Hovering as it does above the edge of the culvert, the Birdhouse Tree House has inspired much interest from the local fauna. In addition to the kamikaze cardinal I mentioned in my last post, this past spring, after the deepest snowfall in Dallas' recorded history, I discovered raccoon prints all along the foot-wide ledge that surrounds the base of the structure. Apparently this accidental tourist wasn't too impressed with the view until he leapt up to the windowsills, whereupon he became so thrilled that he peed himself. Twice.

And one night, when the wind blew the door open, a particularly fearless squirrel entered my private domain and embarked on a torrid romance with my prettiest fingertip towel. Sadly, the relationship didn't last.  But according to People Magazine, the two remain friends.

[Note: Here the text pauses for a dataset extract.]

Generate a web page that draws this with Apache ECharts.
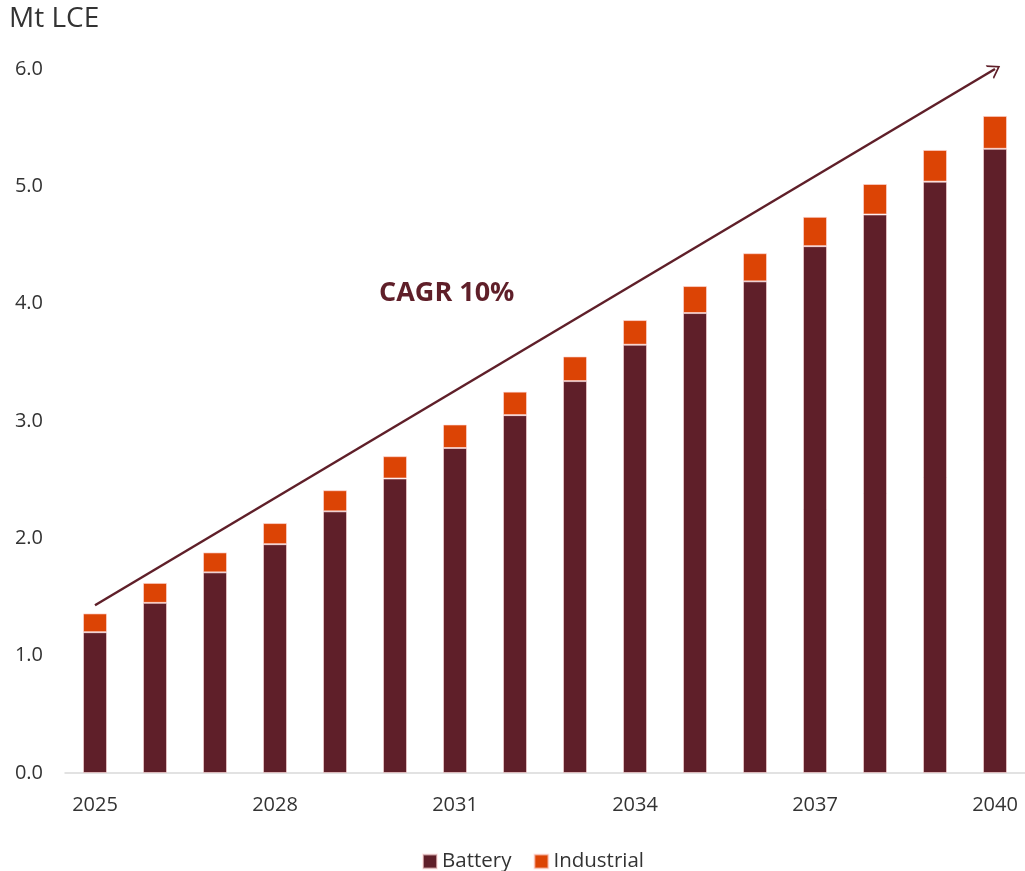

As I'm sure you can tell by now, the Birdhouse Tree House is a relatively idyllic place.  In fact, it might be damned near perfect if it weren't for the multitude of creepy-crawly things that seem to operate under the notion that they own the frickin’ place.

I suppose I shouldn't be surprised. After all, there is a real live tree running through the middle of the thing. And considering that the space is air conditioned and regularly unpopulated at night, I can understand how the bugs might have mistakenly believed that God had finally answered their prayers and brought them the awesome vacation villa they've been asking for all along.

But the fact is, Texas tree roaches are the size of small dogs with carapaces thick enough to deflect the hollow point bullets that the local drug dealers prefer. And I have no doubt that, should one happen upon me after I'd been inadvertently lulled to sleep by the heat, it would be feasting on my eyeballs before I could utter the words "Silence of the Lambs."

So you can hardly blame me when, during a routine visit from the home exterminator, I innocently suggested that he treat the Birdhouse Tree House as well, having no idea that in doing so I was releasing the modern day equivalent of mustard gas. 

This morning when I opened the door, I stepped into a scene that can only be described as Tree Roach Gettysburg.

Now I’m not sure what that chemical was, but apparently it doesn't just kill the roaches but also blows their legs off for good measure. Which makes it far more difficult for the poor sap—and by that, I mean me—who has to sweep up afterward. I would not be terribly surprised if, in the very near future, I grow a third arm or an additional head.  And I half suspect that by tomorrow morning, a HAZMAT team will be traipsing through my house and tsk-tsking me through their Darth Vader ventilators.

I'm not sure what kind of paperwork I'll have to do to qualify as a Superfund site, but I’ll be looking into it because I smell grant money. Until then, if you represent the EPA, Greenpeace or Texans to Save the Tree Roaches, please contact my attorney directly.


1 comment:

  1. I recommend keeping a DustBuster up there. Makes it easy to just suck up any critter parts.